Het is opvallend hoe telkens weer bepaalde personen in een soort ‘buitencategorie’ worden geplaatst. Natuurlijk, alle mensen zijn gelijk, maar door aanzien en toegeschreven roem en kwaliteiten zijn sommigen meer gelijk dan anderen en dus anders. Buitencategorie mensen.
Op het schild gehesen
Zoiets beleefden we bij de vorige presidentsverkiezingen in de Verenigde Staten. Obama werd opgehemeld. Overigens meer in Nederland dan elders, maar toch. Bij zijn verkiezing waren de loftuitingen niet van de lucht. Mensen raakten in een soort religieuze extase. Yes, he can!
Hetzelfde fenomeen deed zich voor bij de plotse wisseling van de wacht in 2010 van Wouter Bos naar Job Cohen. Massaal rukte de pers uit. Programma’s werden onderbroken voor een persconferentie waarop de nieuwe gedroomde leider zich zou presenteren aan het volk. Nog tijden hield euforie aan. Een nieuwe leus was geboren: Yes, we Cohen!
Van het schild gevallen
Daarna is het droevig gegaan met beiden. Obama is enkele jaren later geduikeld in de polls tot een historisch laag niveau. Nog lager dan de door velen verfoeide George W. Bush. Hetzelfde lot onderging Job Cohen. De tragedie van zijn neergang kreeg een verwacht abrupt einde. Hij gaf het leiderschap op. ‘Ik ben niet effectief geweest. Ik was de man die de boel bij elkaar wilde houden, maar de anderen blijven maar hard tekeer gaan.’

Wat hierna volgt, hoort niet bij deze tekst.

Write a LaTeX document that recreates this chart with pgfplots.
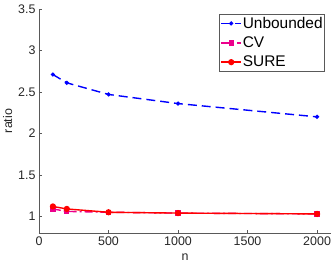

Hoe heeft dit kunnen gebeuren? Door de te hoge verwachtingen aan het begin. Door hem bij voorbaat te zien als een buitencategorie mens. Lange tijd bleef men dat in de media ook volhouden. Vooral door sympathisanten. Constateerde men onwetendheid; hij zal wel bij leren. Zag men onzekerheid; het was door de anderen die hem (te) fel aanvielen. Kwam hij niet uit zijn woorden, was hij niet snedig genoeg in het debat; het lag aan de interviewer of de opponent. Of, en dat hoorde je veel, Job Cohen is te beschaafd om met gelijke munt terug te betalen. Ondanks zijn falen, bleef men roepen dat hij een uitnemend burgemeester was geweest en qua aanleg een uitmuntend bestuurder. Van lieverlee kreeg het zoiets als het sprookje van ‘de keizer zonder kleren’. Toen hijzelf de mantel van het leiderschap uittrok, bleek dat ook hij maar een gewoon mens was.
Apenrots
Opvallend vond ik de analyse van een zoöloog. Iemand die veel verstand heeft van dieren. In een panel op de radio verkondigde hij: Job Cohen is te vergelijken met een zilverrug baviaan, de overige Kamerleden zijn van het soort chimpansee. Het kenmerk van een mannetjes zilverrug baviaan is dat hij zijn leiderschap handhaaft door de boel bij elkaar te houden op een beschaafde manier. De chimps, inclusief hun leiders, vechten en strijden voortdurend om de rangorde en schuwen daarbij compromissen niet. Slotsom: Cohen was dus een buitencategorie mens. Platter gezegd: een aap in het verkeerde hok! De panelleden lieten zich welwillend overbluffen door een diergedragskundige. Alsof de mensenwereld niet heel anders in elkaar zit! Alsof de mens niet een totaal ander wezen is dan welke aap ook! De aap uit de mouw kon wel eens zijn dat ze nog steeds niet wilden aanvaarden dat Job Cohen een gewoon mens is en hoe ook... gewoon een mislukt politicus.
In het stripblad Asterix en Obelix is het leuk te zien dat hun leider Abraracourcix letterlijk op het schild wordt gehesen door de Galliërs. Het levert komische plaatjes op. Maar een mens op het schild hijsen wordt altijd een drama. Ps. 146:2 leert ons ‘Vest op prinsen geen betrouwen, waar men nimmer heil bij vindt.’